Madison (Wisconsin), USA – The Third Annual Madison World Music Festival, with a line-up of a dozen international musicians performing September 21-23, will kick off with a series of talks about world music and musicians, “Conversations on World Music,” the week before the festival. For more information on the festival line-up, go to www.union.wisc.edu/worldmusic.
The talks, co-sponsored by the UW-Madison Division of International Studies and the International Institute, will offer festival-goers an opportunity to learn more about musical traditions and cultures, even to hear local specialists perform.
All events are from 12:00 noon to 1 p.m. in the Memorial Union, 800 Langdon St. Check TITU. Monday, September 18 – “Yid Vicious on the Art of Klezmer Music.” Members of Madison’s Klezmer band, including saxophonist and UW-Madison graduate student Melissa Reiser, will discuss the origins of Klezmer or Yiddish folk music.
Reiser has a master’s in ethnomusicology and has conducted field research on Tuareg music festivals in northern Mali. She plays or has played in the Afro-pop band Kweku Ananse and the Sweet Vibrations, the big-band Ladies Must Swing, the Milwaukee-based contemporary ensemble Present Music, and classical venues such as the Milwaukee Symphony and the Milwaukee Chamber Orchestra.

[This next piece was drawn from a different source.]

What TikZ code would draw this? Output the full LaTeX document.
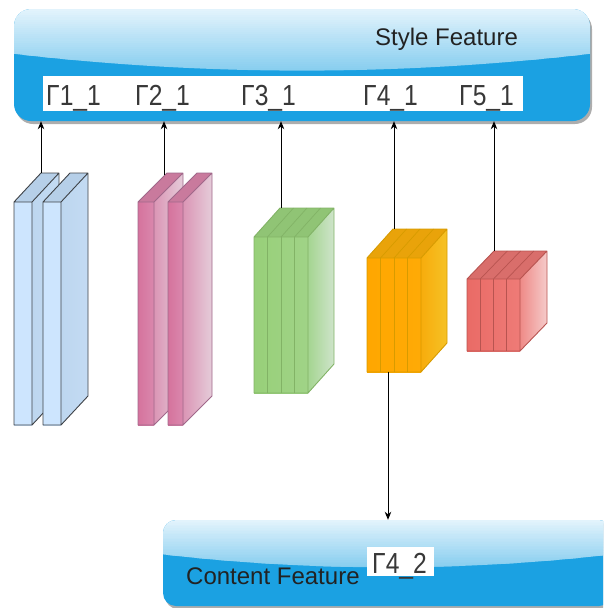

Tuesday, September 19 – “Global Percussion: Curricular Integration and Performance Demonstration,” presented by UW-Madison percussionists Anthony Di Sanza, Tim Patterson, Tom Ross, Jamie Ryan and Robert Schoville. They will discuss the integration of global percussion into the Western percussion curriculum, as well as perform various examples of music from Cuba, Brazil, India and the Middle East. Anthony Di Sanza currently serves as Associate Professor of Percussion at the University of Wisconsin-Madison. Tim Patterson, Tom Ross and Jamie Ryan are DMA percussion students in the School of Music and Robert Schoville is a Ph.D. student in Curriculum and Instruction. Together they co-direct the UW World Percussion Ensemble which performs percussion based music from Cuba, Brazil, India and the Middle East.
Wednesday, September 20 – to be announced
Thursday, September 21 – “The Cultural Traditions of the Swedish-Speaking Finns,” a talk by Thomas Dubois, UW-Madison professor of Scandinavian Studies.
Dubois teaches, writes, and researches on a variety of Nordic topics, particularly Finnish folklore and literature, Sámi culture and lyric songs in Northern Europe.
Friday, September 22 – “Following Threads on the Silk Road – The Tapestry of Central Asian Music,” a talk by Anna Senarslan, a Fulbright scholar and Dana-Allen Dissertator Fellow at the Institute for Research in the Humanities. Senarslan is a UW-Madison Ph.D. student in the department of Languages and Cultures of Asia. She has just returned from Baku, Azerbaijan where she conducted research on women ashugs or minstrel poets and storytellers performing in the epic tradition of Azerbaijan.